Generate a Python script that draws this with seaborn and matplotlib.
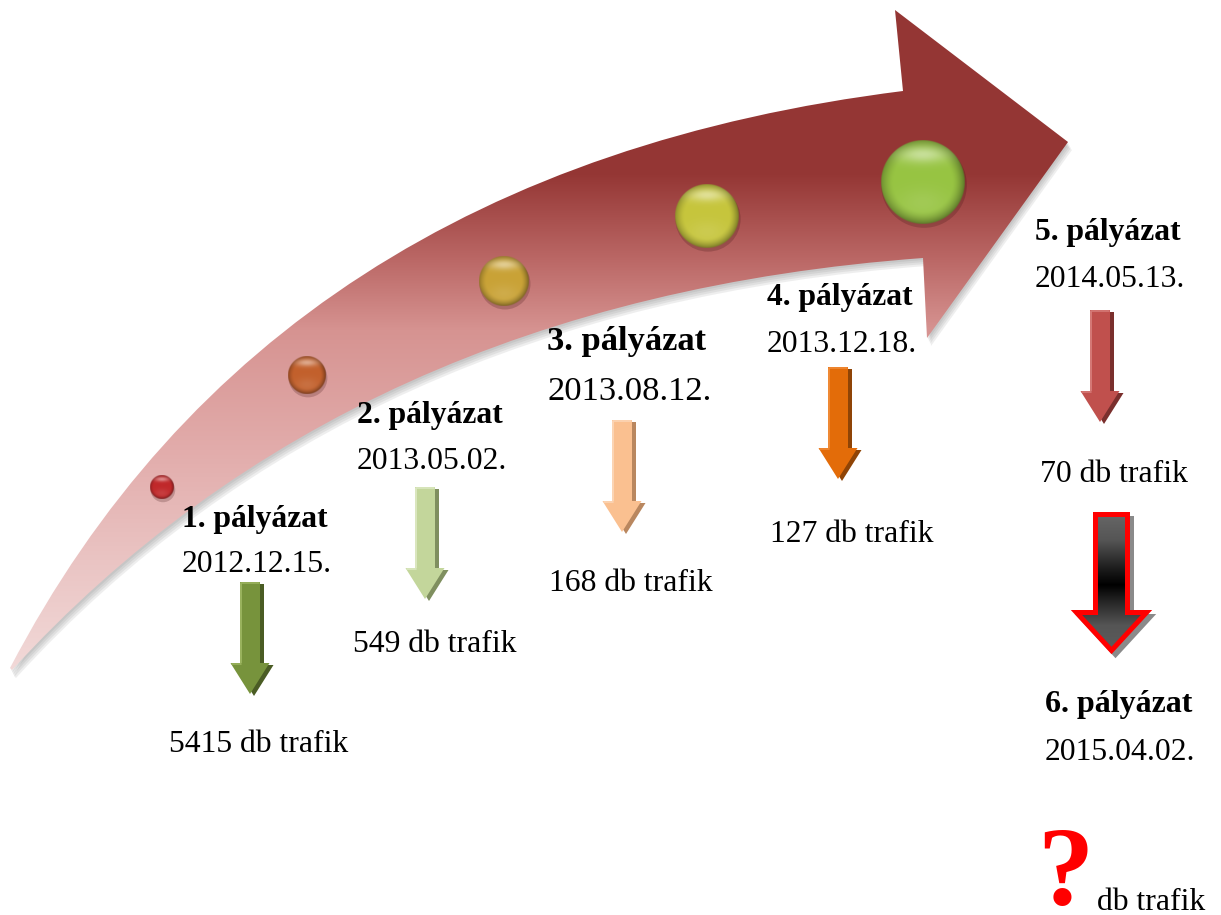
import numpy as np
import matplotlib
matplotlib.use("Agg")
import matplotlib.pyplot as plt
import seaborn as sns
from matplotlib.path import Path
from matplotlib.patches import PathPatch, Polygon
from matplotlib.colors import to_rgb

# ---------------- data ----------------
rounds = ["1. pályázat", "2. pályázat", "3. pályázat", "4. pályázat", "5. pályázat", "6. pályázat"]
dates = ["2012.12.15.", "2013.05.02.", "2013.08.12.", "2013.12.18.", "2014.05.13.", "2015.04.02."]
counts = [5415, 549, 168, 127, 70]
unknown_mark = "?"
unit_text = "db trafik"

# ---------------- layout (pixel coordinates) ----------------
W, H = 1221, 915
label_pos = [(255, 527), (430, 423), (627, 350), (840, 305), (1108, 240), (1119, 712)]
date_pos = [(257, 572), (432, 469), (630, 400), (842, 352), (1110, 287), (1120, 760)]
count_pos = [(259, 752), (435, 652), (631, 591), (852, 542), (1114, 482)]
label_fs = [22.8, 22.8, 24.8, 22.8, 22.8, 23.0]
date_fs = [22.8, 22.8, 24.8, 22.8, 22.8, 22.8]
arrow_cx = [250, 425, 622, 838, 1100]
arrow_top = [582, 487, 420, 367, 310]
arrow_len = 112
arrow_cols = ["#77933c", "#c3d69b", "#fac090", "#e36c09", "#c0504d"]
arrow_dark = ["#4a5c24", "#7f8f5f", "#b9875f", "#8f4406", "#7a2f2d"]
arrow_light = ["#9ab35e", "#dbe7c0", "#fcd5b5", "#f08a36", "#d57a77"]
ball_x = [162, 307, 504, 707, 923]
ball_y = [487, 375, 281, 216, 182]
ball_r = [12, 19, 25, 32, 42]
ball_cols = ["#c0282a", "#c2602c", "#c9a236", "#c6c53c", "#97c442"]

sns.set_theme(style="white")
plt.rcParams['font.family'] = ['Liberation Serif', 'DejaVu Serif']

fig = plt.figure(figsize=(W / 100, H / 100), dpi=100)
ax = fig.add_axes([0, 0, 1, 1])
ax.set_xlim(0, W)
ax.set_ylim(H, 0)
ax.set_axis_off()


def interp_colors(ys, stops):
    sy = [s[0] for s in stops]
    cs = np.array([to_rgb(s[1]) for s in stops])
    return np.stack([np.interp(ys, sy, cs[:, k]) for k in range(3)], axis=-1)


# ---------------- big curved arrow ----------------
verts = [(10, 668), (270, 170), (903, 91), (895, 10), (1068, 142), (927, 338),
         (923, 258), (350, 300), (12, 670), (10, 668)]
codes = [Path.MOVETO, Path.CURVE3, Path.CURVE3, Path.LINETO, Path.LINETO, Path.LINETO,
         Path.LINETO, Path.CURVE3, Path.CURVE3, Path.CLOSEPOLY]
big_path = Path(verts, codes)

# soft shadow
for k, (dx, dy) in enumerate([(1, 2), (2, 4), (3, 6), (4, 8)]):
    sp = Path(np.array(verts) + np.array([dx, dy]), codes)
    ax.add_patch(PathPatch(sp, facecolor="#606060", edgecolor="none", alpha=0.10, zorder=1))

clip_patch = PathPatch(big_path, facecolor="none", edgecolor="none", zorder=2)
ax.add_patch(clip_patch)
ys = np.arange(0, H) + 0.5
stops = [(0, "#943634"), (175, "#953735"), (260, "#bb6866"), (330, "#d69391"),
         (450, "#e2acab"), (560, "#eac4c3"), (690, "#f3dddc"), (915, "#f6e6e6")]
grad = interp_colors(ys, stops)[:, None, :]
im = ax.imshow(grad, extent=[0, W, H, 0], aspect="auto", interpolation="bilinear", zorder=2)
im.set_clip_path(clip_patch)

# ---------------- balls ----------------
bx = np.array(ball_x, float)
by = np.array(ball_y, float)
br = np.array(ball_r, float)
# drop shadows via seaborn
sns.scatterplot(x=bx + 1, y=by + 3, s=(2 * br * 0.72 * 1.02) ** 2, color="#3a1010",
                alpha=0.22, edgecolor="none", legend=False, ax=ax, zorder=3)

for cx, cy, r, c in zip(ball_x, ball_y, ball_r, ball_cols):
    n = 240
    u = np.linspace(-1, 1, n)
    U, V = np.meshgrid(u, u)
    D = np.sqrt(U ** 2 + V ** 2)
    base = np.array(to_rgb(c))
    dark = np.clip((D - 0.7) / 0.3, 0, 1) ** 1.5 * 0.38
    dark = dark * (0.7 + 0.3 * np.clip((U + V) / 1.4 + 0.5, 0, 1))
    col = base[None, None, :] * (1 - dark[..., None])
    hl = np.exp(-((U / 0.6) ** 2 + ((V + 0.66) / 0.2) ** 2)) * 0.45
    col = col * (1 - hl[..., None]) + hl[..., None]
    low = np.exp(-((U / 0.6) ** 2 + ((V - 0.5) / 0.35) ** 2)) * 0.10
    col = col * (1 - low[..., None]) + low[..., None]
    alpha = np.clip((1 - D) * r + 0.5, 0, 1)
    rgba = np.dstack([np.clip(col, 0, 1), alpha])
    ax.imshow(rgba, extent=[cx - r, cx + r, cy + r, cy - r], interpolation="bilinear", zorder=4)

# ---------------- small down arrows ----------------
def arrow_poly(cx, top, length, bw, hw, hl):
    hs = top + length - hl
    return [(cx - bw / 2, top), (cx + bw / 2, top), (cx + bw / 2, hs), (cx + hw / 2, hs),
            (cx, top + length), (cx - hw / 2, hs), (cx - bw / 2, hs)]

for cx, top, c, cd, cl in zip(arrow_cx, arrow_top, arrow_cols, arrow_dark, arrow_light):
    shadow = np.array(arrow_poly(cx, top, arrow_len, 20, 39, 31)) + np.array([4, 2])
    ax.add_patch(Polygon(shadow, closed=True, facecolor=cd, edgecolor="none", zorder=3))
    main = arrow_poly(cx, top, arrow_len, 20, 39, 31)
    ax.add_patch(Polygon(main, closed=True, facecolor=c, edgecolor="none", zorder=4))
    hs = top + arrow_len - 31
    ax.plot([cx - 9.5, cx - 9.5], [top + 1, hs], color=cl, lw=1.4, zorder=5, solid_capstyle="butt")
    ax.plot([cx - 9.5, cx + 9], [top + 0.8, top + 0.8], color=cl, lw=1.2, zorder=5)
    ax.plot([cx - 18.5, cx - 9.5], [hs + 0.6, hs + 0.6], color=cl, lw=1.2, zorder=5)

# ---------------- big black/red arrow ----------------
bcx = 1111.5
big = arrow_poly(bcx, 514.5, 136, 32, 70, 38)
sh = np.array(big) + np.array([4, 4])
ax.add_patch(Polygon(sh, closed=True, facecolor="#8a8a8a", edgecolor="#8a8a8a", lw=3.6, zorder=3))
bp = Polygon(big, closed=True, facecolor="none", edgecolor="none", zorder=4)
ax.add_patch(bp)
gstops = [(500, "#707070"), (540, "#555555"), (570, "#1a1a1a"), (585, "#000000"),
          (600, "#222222"), (625, "#555555"), (660, "#5e5e5e")]
g2 = interp_colors(ys, gstops)[:, None, :]
im2 = ax.imshow(g2, extent=[0, W, H, 0], aspect="auto", interpolation="bilinear", zorder=4)
im2.set_clip_path(bp)
ax.add_patch(Polygon(big, closed=True, facecolor="none", edgecolor="#ff0000", lw=3.6,
                     joinstyle="miter", zorder=5))

# ---------------- texts ----------------
FS = 22.8
for (x, y), t, fs in zip(label_pos, rounds, label_fs):
    ax.text(x, y, t, ha="center", va="baseline", fontsize=fs, fontweight="bold", color="black", zorder=6)
for (x, y), t, fs in zip(date_pos, dates, date_fs):
    ax.text(x, y, t, ha="center", va="baseline", fontsize=fs, color="black", zorder=6)
for (x, y), c in zip(count_pos, counts):
    ax.text(x, y, f"{c} {unit_text}", ha="center", va="baseline", fontsize=FS, color="black", zorder=6)
ax.text(1065, 904, unknown_mark, ha="center", va="baseline", fontsize=81, fontweight="bold",
        color="#ff0000", zorder=6)
ax.text(1097, 910, unit_text, ha="left", va="baseline", fontsize=FS, color="black", zorder=6)

ax.set_xlim(0, W)
ax.set_ylim(H, 0)
fig.savefig("out.png", dpi=100)
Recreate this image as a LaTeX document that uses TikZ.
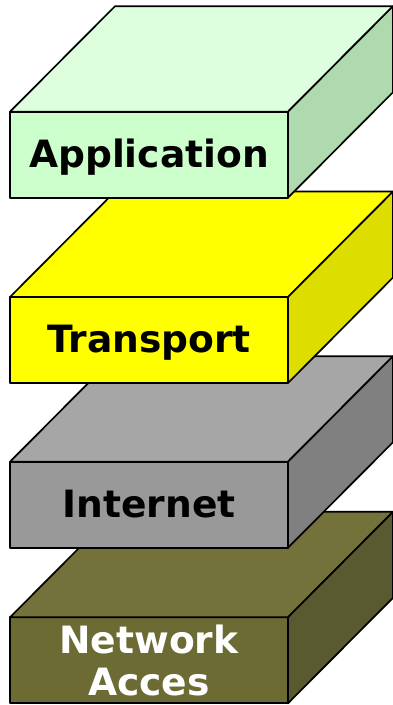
\documentclass[tikz,border=0pt]{standalone}
\usepackage{fontspec}
\setmainfont{DejaVu Sans}
\definecolor{apptop}{HTML}{DDFFDD}
\definecolor{appfront}{HTML}{CCFFCC}
\definecolor{appright}{HTML}{AFD9AF}
\definecolor{trtop}{HTML}{FFFF00}
\definecolor{trfront}{HTML}{FFFF00}
\definecolor{trright}{HTML}{DDDD00}
\definecolor{intop}{HTML}{A6A6A6}
\definecolor{infront}{HTML}{999999}
\definecolor{inright}{HTML}{808080}
\definecolor{nettop}{HTML}{72723A}
\definecolor{netfront}{HTML}{6B6B33}
\definecolor{netright}{HTML}{5A5A30}
\begin{document}
\begin{tikzpicture}[x=1pt,y=-1pt,line join=round,
  face/.style={draw=black,line width=1.7pt},
  layer/.style={face,rectangle,minimum width=278pt,minimum height=86pt,
    inner sep=0pt,outer sep=0pt,align=center,anchor=north west,
    font=\fontsize{37.6}{41.6}\selectfont\bfseries},
  single/.style={text height=35pt,text depth=10.2pt}]
\useasboundingbox (0,0) rectangle (393,705);
% Network Access (bottom)
\node[layer,fill=netfront,text=white] (net) at (10,617.3) {Network\\Acces};
\draw[face,fill=nettop] (net.north west) -- ++(105,-105.5) -- ++(278,0) -- (net.north east) -- cycle;
\draw[face,fill=netright] (net.north east) -- ++(105,-105.5) -- ++(0,86) -- (net.south east) -- cycle;
% Internet
\node[layer,single,fill=infront] (inet) at (10,461.7) {Internet};
\draw[face,fill=intop] (inet.north west) -- ++(105,-105.5) -- ++(278,0) -- (inet.north east) -- cycle;
\draw[face,fill=inright] (inet.north east) -- ++(105,-105.5) -- ++(0,86) -- (inet.south east) -- cycle;
% Transport
\node[layer,single,fill=trfront] (tr) at (10,297) {Transport};
\draw[face,fill=trtop] (tr.north west) -- ++(105,-105.5) -- ++(278,0) -- (tr.north east) -- cycle;
\draw[face,fill=trright] (tr.north east) -- ++(105,-105.5) -- ++(0,86) -- (tr.south east) -- cycle;
% Application (top)
\node[layer,single,fill=appfront] (app) at (10,111.7) {Application};
\draw[face,fill=apptop] (app.north west) -- ++(105,-105.5) -- ++(278,0) -- (app.north east) -- cycle;
\draw[face,fill=appright] (app.north east) -- ++(105,-105.5) -- ++(0,86) -- (app.south east) -- cycle;
\end{tikzpicture}
\end{document}
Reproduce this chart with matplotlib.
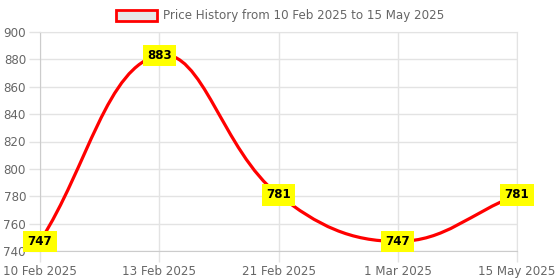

+++

__Exercise prompt__
Of the lines in the material, how many include "that"? Respond with the number alone.

__Right answer__
2